In the lines below, output everything from the first line through the line containing "columnspacing=1.2, handletextpad=0.1)" exactly as it is. Pictures are not part of the output.
##########
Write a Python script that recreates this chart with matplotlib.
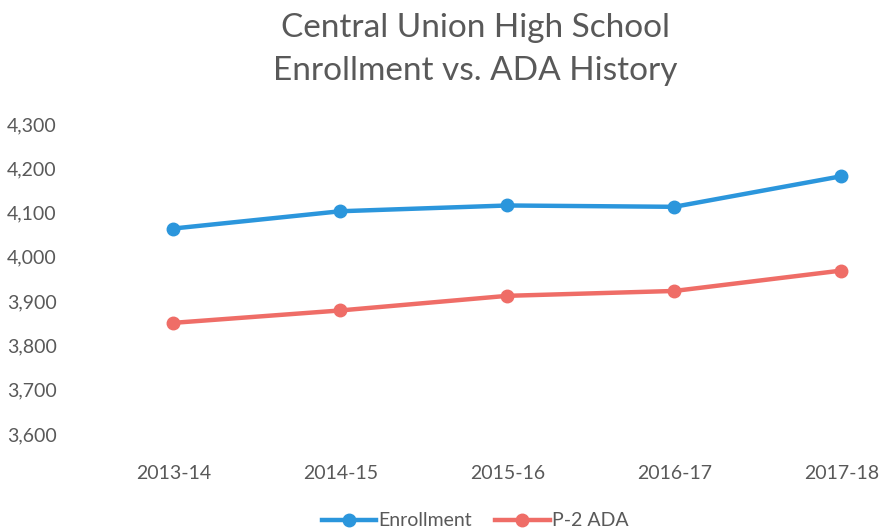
import numpy as np
import matplotlib.pyplot as plt

# school years and values
years = ['2013-14', '2014-15', '2015-16', '2016-17', '2017-18']
enrollment = [4064, 4103, 4116, 4113, 4182]
p2_ada = [3851, 3879, 3912, 3923, 3969]

plt.rcParams['font.family'] = ['Lato', 'DejaVu Sans']
txt = '#595959'

fig = plt.figure(figsize=(8.83, 5.31), dpi=100)
ax = fig.add_axes([90/883, (531-434)/531, 1 - 90/883, (434-124)/531])

x = np.arange(len(years))
ax.plot(x, enrollment, color='#2b96dc', lw=3.2, marker='o', ms=9,
        label='Enrollment')
ax.plot(x, p2_ada, color='#ef6d67', lw=3.2, marker='o', ms=9,
        label='P-2 ADA')

ax.set_xlim(-0.5, 4.25)
ax.set_ylim(3600, 4300)
ax.set_yticks(np.arange(3600, 4301, 100))
ax.set_yticklabels([f'{v:,}' for v in range(3600, 4301, 100)])
ax.set_xticks(x)
ax.set_xticklabels(years)
ax.tick_params(length=0, labelsize=14, colors=txt)
ax.tick_params(axis='x', pad=22)
ax.tick_params(axis='y', pad=24)
for s in ax.spines.values():
    s.set_visible(False)

fig.text(0.538, 0.975, 'Central Union High School\nEnrollment vs. ADA History',
         ha='center', va='top', fontsize=24, color=txt, linespacing=1.55)

fig.legend(loc='lower center', bbox_to_anchor=(0.538, -0.03), ncol=2,
           frameon=False, fontsize=14, labelcolor=txt, handlelength=2.8,
           columnspacing=1.2, handletextpad=0.1)

fig.savefig('out.png', dpi=100)
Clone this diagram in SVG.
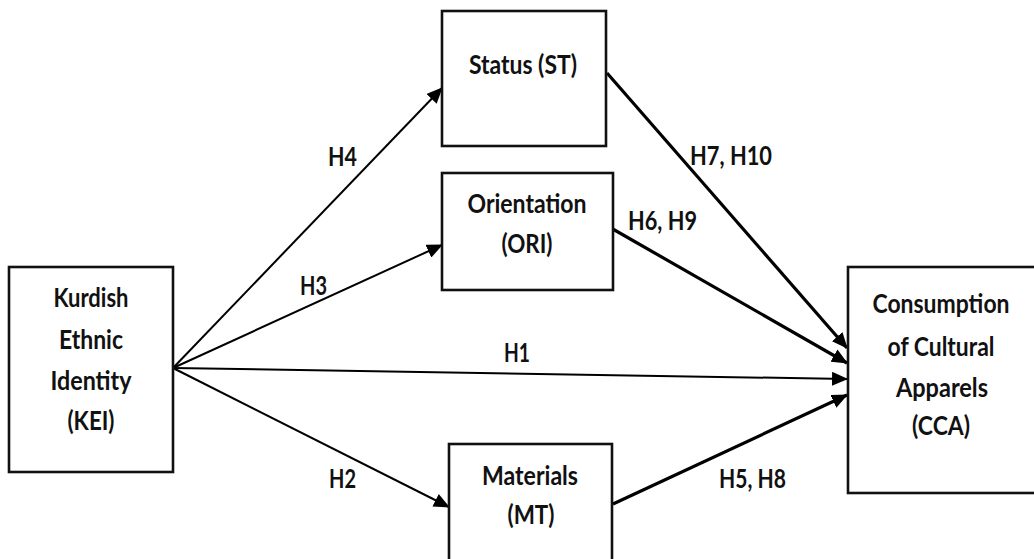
<svg xmlns="http://www.w3.org/2000/svg" width="1034" height="559" viewBox="0 0 1034 559">
<style>
.box{fill:#fff;stroke:#111;stroke-width:2.6}
.t{font-family:Lato,"Open Sans","Liberation Sans",sans-serif;font-weight:700;font-size:27px;fill:#111;text-anchor:middle}
.lbl{font-family:Lato,"Open Sans","Liberation Sans",sans-serif;font-weight:700;font-size:27px;fill:#111}
.c{stroke:#000;fill:none;marker-end:url(#ah)}
.thin{stroke-width:2}
.thick{stroke-width:3.2}
</style>
<defs>
<marker id="ah" markerUnits="userSpaceOnUse" markerWidth="16" markerHeight="14" refX="15" refY="7" orient="auto">
<path d="M0,0 L16,7 L0,14 z" fill="#000"/>
</marker>
</defs>
<rect width="1034" height="559" fill="#fff"/>
<g id="connectors">
<line class="c thin" x1="173" y1="368" x2="442" y2="88"/>
<line class="c thin" x1="173" y1="368" x2="442" y2="245"/>
<line class="c thin" x1="173" y1="368" x2="847" y2="379"/>
<line class="c thin" x1="173" y1="368" x2="449" y2="507"/>
<line class="c thick" x1="607" y1="73" x2="847" y2="348"/>
<line class="c thick" x1="611" y1="228" x2="847" y2="363"/>
<line class="c thick" x1="613" y1="504" x2="847" y2="395"/>
<text class="lbl" x="328" y="166" textLength="29" lengthAdjust="spacingAndGlyphs">H4</text>
<text class="lbl" x="300" y="295" textLength="27" lengthAdjust="spacingAndGlyphs">H3</text>
<text class="lbl" x="504" y="362" textLength="26" lengthAdjust="spacingAndGlyphs">H1</text>
<text class="lbl" x="329" y="488" textLength="27" lengthAdjust="spacingAndGlyphs">H2</text>
<text class="lbl" x="690" y="165" textLength="82" lengthAdjust="spacingAndGlyphs">H7, H10</text>
<text class="lbl" x="628" y="230" textLength="69" lengthAdjust="spacingAndGlyphs">H6, H9</text>
<text class="lbl" x="719" y="488" textLength="67" lengthAdjust="spacingAndGlyphs">H5, H8</text>
</g>
<g id="KEI">
<rect class="box" x="9" y="267" width="164" height="205"/>
<text class="t" x="91" y="307" textLength="75" lengthAdjust="spacingAndGlyphs">Kurdish</text>
<text class="t" x="91" y="349" textLength="64" lengthAdjust="spacingAndGlyphs">Ethnic</text>
<text class="t" x="91" y="390" textLength="81" lengthAdjust="spacingAndGlyphs">Identity</text>
<text class="t" x="91" y="430" textLength="47" lengthAdjust="spacingAndGlyphs">(KEI)</text>
</g>
<g id="ST">
<rect class="box" x="442" y="11" width="164" height="135"/>
<text class="t" x="523" y="74" textLength="108" lengthAdjust="spacingAndGlyphs">Status (ST)</text>
</g>
<g id="ORI">
<rect class="box" x="442" y="173" width="171" height="117"/>
<text class="t" x="527" y="213" textLength="119" lengthAdjust="spacingAndGlyphs">Orientation</text>
<text class="t" x="527" y="253" textLength="51" lengthAdjust="spacingAndGlyphs">(ORI)</text>
</g>
<g id="MT">
<rect class="box" x="449" y="444" width="163" height="125"/>
<text class="t" x="530" y="485" textLength="96" lengthAdjust="spacingAndGlyphs">Materials</text>
<text class="t" x="531" y="524" textLength="47" lengthAdjust="spacingAndGlyphs">(MT)</text>
</g>
<g id="CCA">
<rect class="box" x="848" y="267" width="195" height="226"/>
<text class="t" x="941" y="313" textLength="137" lengthAdjust="spacingAndGlyphs">Consumption</text>
<text class="t" x="941" y="356" textLength="107" lengthAdjust="spacingAndGlyphs">of Cultural</text>
<text class="t" x="942" y="397" textLength="92" lengthAdjust="spacingAndGlyphs">Apparels</text>
<text class="t" x="941" y="435" textLength="58" lengthAdjust="spacingAndGlyphs">(CCA)</text>
</g>
</svg>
##########
◆ **Solution to the problem**:
Write a Python script that recreates this chart with matplotlib.
import numpy as np
import matplotlib.pyplot as plt

# school years and values
years = ['2013-14', '2014-15', '2015-16', '2016-17', '2017-18']
enrollment = [4064, 4103, 4116, 4113, 4182]
p2_ada = [3851, 3879, 3912, 3923, 3969]

plt.rcParams['font.family'] = ['Lato', 'DejaVu Sans']
txt = '#595959'

fig = plt.figure(figsize=(8.83, 5.31), dpi=100)
ax = fig.add_axes([90/883, (531-434)/531, 1 - 90/883, (434-124)/531])

x = np.arange(len(years))
ax.plot(x, enrollment, color='#2b96dc', lw=3.2, marker='o', ms=9,
        label='Enrollment')
ax.plot(x, p2_ada, color='#ef6d67', lw=3.2, marker='o', ms=9,
        label='P-2 ADA')

ax.set_xlim(-0.5, 4.25)
ax.set_ylim(3600, 4300)
ax.set_yticks(np.arange(3600, 4301, 100))
ax.set_yticklabels([f'{v:,}' for v in range(3600, 4301, 100)])
ax.set_xticks(x)
ax.set_xticklabels(years)
ax.tick_params(length=0, labelsize=14, colors=txt)
ax.tick_params(axis='x', pad=22)
ax.tick_params(axis='y', pad=24)
for s in ax.spines.values():
    s.set_visible(False)

fig.text(0.538, 0.975, 'Central Union High School\nEnrollment vs. ADA History',
         ha='center', va='top', fontsize=24, color=txt, linespacing=1.55)

fig.legend(loc='lower center', bbox_to_anchor=(0.538, -0.03), ncol=2,
           frameon=False, fontsize=14, labelcolor=txt, handlelength=2.8,
           columnspacing=1.2, handletextpad=0.1)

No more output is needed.